After the SAS he was appointed Military Commissioner and Commander of British Forces in the Falkland Islands from 1984 and General Officer Commanding Wales District from 1985. He was succeeded by Brigadier Morgan Llewellyn on 1 December 1987. He was General Officer Commanding South East District from 1988.
In 1987 he was appointed Knight Commander of the Order of the Bath. In 1991, he was appointed Knight Commander of the Order of the British Empire (KBE).
Despite being due for retirement he was appointed Commander-in-Chief of British Forces in the 1990 Gulf War – in effect the second in command of the multinational military coalition headed by US General Norman Schwarzkopf. His past experience of fighting in the area, knowledge of the people and possession of some fluency in Arabic overrode concerns about his age. In this role, he was largely responsible for persuading Schwarzkopf (who was initially sceptical) to allow the use of SAS and other special forces in significant roles in that conflict.

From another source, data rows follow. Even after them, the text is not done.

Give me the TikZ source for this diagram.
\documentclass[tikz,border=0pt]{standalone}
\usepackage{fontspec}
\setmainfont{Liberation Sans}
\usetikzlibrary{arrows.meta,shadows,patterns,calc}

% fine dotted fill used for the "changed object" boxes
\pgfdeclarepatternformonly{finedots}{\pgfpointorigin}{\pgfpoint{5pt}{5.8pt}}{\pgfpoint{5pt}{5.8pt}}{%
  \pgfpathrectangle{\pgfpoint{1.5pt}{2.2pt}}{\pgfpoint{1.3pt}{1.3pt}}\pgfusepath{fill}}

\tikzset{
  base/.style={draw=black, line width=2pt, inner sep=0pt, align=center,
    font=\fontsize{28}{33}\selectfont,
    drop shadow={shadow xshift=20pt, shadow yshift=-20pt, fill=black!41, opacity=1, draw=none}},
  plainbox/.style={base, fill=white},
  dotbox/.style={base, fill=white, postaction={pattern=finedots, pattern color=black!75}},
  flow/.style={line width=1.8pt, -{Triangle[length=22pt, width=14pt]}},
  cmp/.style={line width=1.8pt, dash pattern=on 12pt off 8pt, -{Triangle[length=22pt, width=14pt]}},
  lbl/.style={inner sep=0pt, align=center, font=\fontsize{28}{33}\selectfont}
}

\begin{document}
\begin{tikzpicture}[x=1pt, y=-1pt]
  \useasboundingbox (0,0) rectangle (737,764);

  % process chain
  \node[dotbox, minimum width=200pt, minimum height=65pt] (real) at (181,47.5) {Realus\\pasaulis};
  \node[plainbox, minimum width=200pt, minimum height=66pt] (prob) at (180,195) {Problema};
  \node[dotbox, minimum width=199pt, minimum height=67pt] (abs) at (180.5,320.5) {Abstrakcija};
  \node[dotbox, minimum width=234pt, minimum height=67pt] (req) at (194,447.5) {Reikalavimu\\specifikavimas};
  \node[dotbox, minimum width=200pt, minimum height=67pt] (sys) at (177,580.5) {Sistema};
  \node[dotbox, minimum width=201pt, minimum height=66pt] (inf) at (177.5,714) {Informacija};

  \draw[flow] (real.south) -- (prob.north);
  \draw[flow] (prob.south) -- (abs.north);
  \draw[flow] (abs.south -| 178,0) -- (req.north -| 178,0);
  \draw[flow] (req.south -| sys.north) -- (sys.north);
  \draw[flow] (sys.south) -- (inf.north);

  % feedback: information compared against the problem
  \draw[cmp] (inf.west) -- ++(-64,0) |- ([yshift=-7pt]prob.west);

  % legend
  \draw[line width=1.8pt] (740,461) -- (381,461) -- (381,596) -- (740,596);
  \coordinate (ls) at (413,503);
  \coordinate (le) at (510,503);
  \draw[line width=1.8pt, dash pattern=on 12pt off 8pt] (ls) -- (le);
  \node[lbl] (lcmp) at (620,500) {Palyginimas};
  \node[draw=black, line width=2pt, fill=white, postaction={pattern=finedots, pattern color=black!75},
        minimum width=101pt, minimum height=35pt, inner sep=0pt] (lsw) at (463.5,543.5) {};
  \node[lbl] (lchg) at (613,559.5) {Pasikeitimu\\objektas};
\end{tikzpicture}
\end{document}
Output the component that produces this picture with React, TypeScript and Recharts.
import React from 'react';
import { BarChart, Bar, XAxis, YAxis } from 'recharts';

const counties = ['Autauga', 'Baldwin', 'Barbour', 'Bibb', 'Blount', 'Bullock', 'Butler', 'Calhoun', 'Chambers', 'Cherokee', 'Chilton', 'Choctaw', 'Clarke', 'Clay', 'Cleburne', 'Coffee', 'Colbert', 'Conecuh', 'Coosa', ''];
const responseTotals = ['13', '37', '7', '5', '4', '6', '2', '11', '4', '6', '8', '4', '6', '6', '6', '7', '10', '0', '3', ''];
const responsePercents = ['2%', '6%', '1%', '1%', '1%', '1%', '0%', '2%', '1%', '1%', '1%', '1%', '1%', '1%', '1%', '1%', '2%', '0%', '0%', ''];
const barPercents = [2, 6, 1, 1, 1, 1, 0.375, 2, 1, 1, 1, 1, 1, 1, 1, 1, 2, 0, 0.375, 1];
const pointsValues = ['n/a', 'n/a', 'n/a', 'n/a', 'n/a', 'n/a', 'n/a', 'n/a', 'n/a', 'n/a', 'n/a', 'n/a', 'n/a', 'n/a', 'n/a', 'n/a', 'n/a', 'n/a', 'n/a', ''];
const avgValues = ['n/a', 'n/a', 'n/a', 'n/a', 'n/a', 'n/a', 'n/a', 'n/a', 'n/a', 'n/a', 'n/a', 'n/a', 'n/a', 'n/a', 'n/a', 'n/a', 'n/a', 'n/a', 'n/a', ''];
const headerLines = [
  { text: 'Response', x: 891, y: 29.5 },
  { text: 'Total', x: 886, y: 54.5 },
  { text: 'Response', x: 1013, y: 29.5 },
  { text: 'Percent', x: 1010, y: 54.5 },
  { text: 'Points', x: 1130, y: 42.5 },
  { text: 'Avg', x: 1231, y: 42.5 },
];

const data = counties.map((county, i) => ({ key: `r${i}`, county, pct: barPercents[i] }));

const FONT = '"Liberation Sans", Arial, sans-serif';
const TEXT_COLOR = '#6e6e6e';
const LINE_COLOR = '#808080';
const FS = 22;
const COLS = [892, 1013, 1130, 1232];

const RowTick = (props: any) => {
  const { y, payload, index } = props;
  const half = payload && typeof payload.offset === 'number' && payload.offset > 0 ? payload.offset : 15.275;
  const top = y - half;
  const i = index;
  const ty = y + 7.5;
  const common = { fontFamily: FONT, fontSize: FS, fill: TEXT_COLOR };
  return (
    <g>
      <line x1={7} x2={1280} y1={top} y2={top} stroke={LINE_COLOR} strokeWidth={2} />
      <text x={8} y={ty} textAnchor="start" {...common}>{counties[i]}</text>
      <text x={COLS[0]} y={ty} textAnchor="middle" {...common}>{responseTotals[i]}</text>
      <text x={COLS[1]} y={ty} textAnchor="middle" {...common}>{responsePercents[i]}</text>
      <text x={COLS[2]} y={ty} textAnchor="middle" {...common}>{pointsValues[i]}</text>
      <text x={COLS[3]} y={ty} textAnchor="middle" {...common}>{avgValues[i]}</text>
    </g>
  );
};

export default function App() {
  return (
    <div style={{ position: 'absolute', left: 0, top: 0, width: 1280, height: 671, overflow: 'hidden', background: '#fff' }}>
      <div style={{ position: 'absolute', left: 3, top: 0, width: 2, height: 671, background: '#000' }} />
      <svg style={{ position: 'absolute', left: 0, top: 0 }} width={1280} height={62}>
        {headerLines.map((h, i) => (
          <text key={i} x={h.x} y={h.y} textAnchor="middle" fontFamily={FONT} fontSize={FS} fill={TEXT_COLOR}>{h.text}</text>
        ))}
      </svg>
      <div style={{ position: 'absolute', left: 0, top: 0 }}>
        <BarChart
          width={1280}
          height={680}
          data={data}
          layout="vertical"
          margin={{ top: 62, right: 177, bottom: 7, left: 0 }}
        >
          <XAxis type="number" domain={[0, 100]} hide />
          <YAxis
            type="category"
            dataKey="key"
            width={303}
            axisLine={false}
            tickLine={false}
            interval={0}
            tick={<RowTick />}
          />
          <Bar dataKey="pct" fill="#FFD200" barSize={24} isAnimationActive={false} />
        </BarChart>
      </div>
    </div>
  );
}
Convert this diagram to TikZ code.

By the end of his career he had risen to the rank of lieutenant general. In order to allow him to receive the pension benefits of full general he was given the newly created sinecurist (honorarium) post of Middle East Advisor to the Secretary of State for Defence. He retired in 1992.
In August 1991, he received Canada's Meritorious Service Cross. In 1993, he received Saudi Arabia's Order of King Abdul Aziz, 2nd Class and was made a Commander of the United States' Legion of Merit.
He has written or co-authored 18 books, including an autobiography, a personal account of the Gulf War and a number of works about the SAS.
He is currently a patron of the UK based international development charity, FARM-Africa having served on the board since 1992 and as chairman from 1998 to 2001.